Thursday, October 02, 2014

The Snorkel

Like the best COLUMBO episodes, THE SNORKEL opens with an elaborate, ingenious murder being committed by a cold, brilliant man.

Paul Decker (Peter Van Eyck) drugs his wife, plugs the cracks in the doors and windows, opens the gas jets operating the room’s lamps, and watches her succumb to the fumes while he sits calmly wearing a snorkel with rubber tubes that feed him fresh air from outdoors. The next morning, he crawls beneath the floorboards through a hidden trapdoor and listens to the investigating detective (Gregoire Aslan) and an official from the British consulate (William Franklyn) declare the death a suicide.

But Candy (Mandy Miller) knows better. She knows her stepfather Paul has murdered her mother, because she saw him murder her father years earlier. Nobody believed her then, and nobody, not even her governess Jean (Betta St. John), believes Paul is a murderer now.

Peter Myers and Jimmy Sangster’s tightly constructed screenplay turns into a bit of cat-and-mouse, as Candy starts to figure out how Paul, who claims to have been in another country at the time of the suicide and has the passport stamp to prove it, could have done the murder, and he realizes she’s beginning to figure it out.

The only Hammer film for both Van Eyck and director Guy Green, THE SNORKEL rests upon their more-than-capable work, wringing as much suspense as possible out of the concept (which was hatched by DR. NO actor Anthony Dawson). Van Eyck plays Decker like a real creep, particularly a scene in which he reads Candy a fake suicide note allegedly penned by her mother.

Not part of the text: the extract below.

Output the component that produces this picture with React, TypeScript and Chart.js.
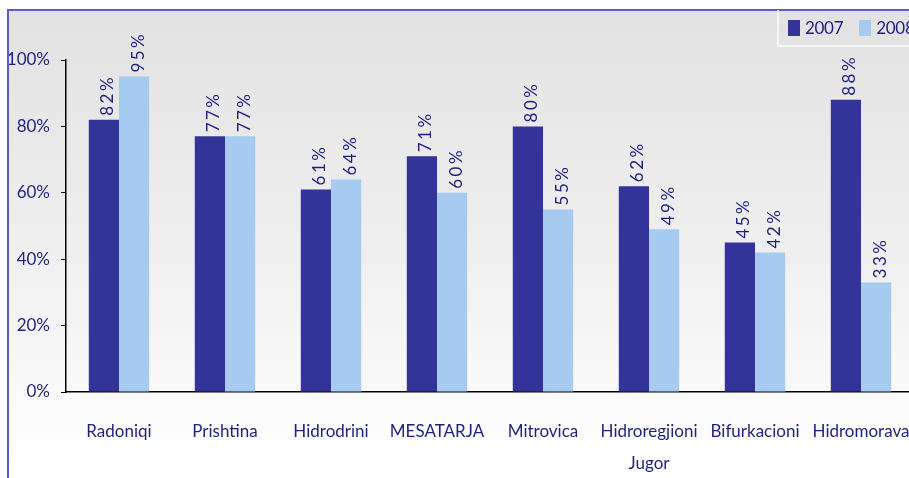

Unfortunately, Miller’s performance—the film’s most important—is not up to Van Eyck’s, and she seems a bit old for the role too. It isn’t a fatal misstep, however, and THE SNORKEL is a delightful thriller with a thoroughly hissable villain.

1 comment:

Grant said...

Speaking if COLUMBO, this sounds a little like the second pilot of that show, "Ransom For A Dead Man." Except that that one had a faked kidnapping instead of a faked suicide, and the killer is the wife not the husband. But it too has the step-daughter playing amateur detective (it's nearly the only COLUMBO story that really DOES have an amateur detective worked into it).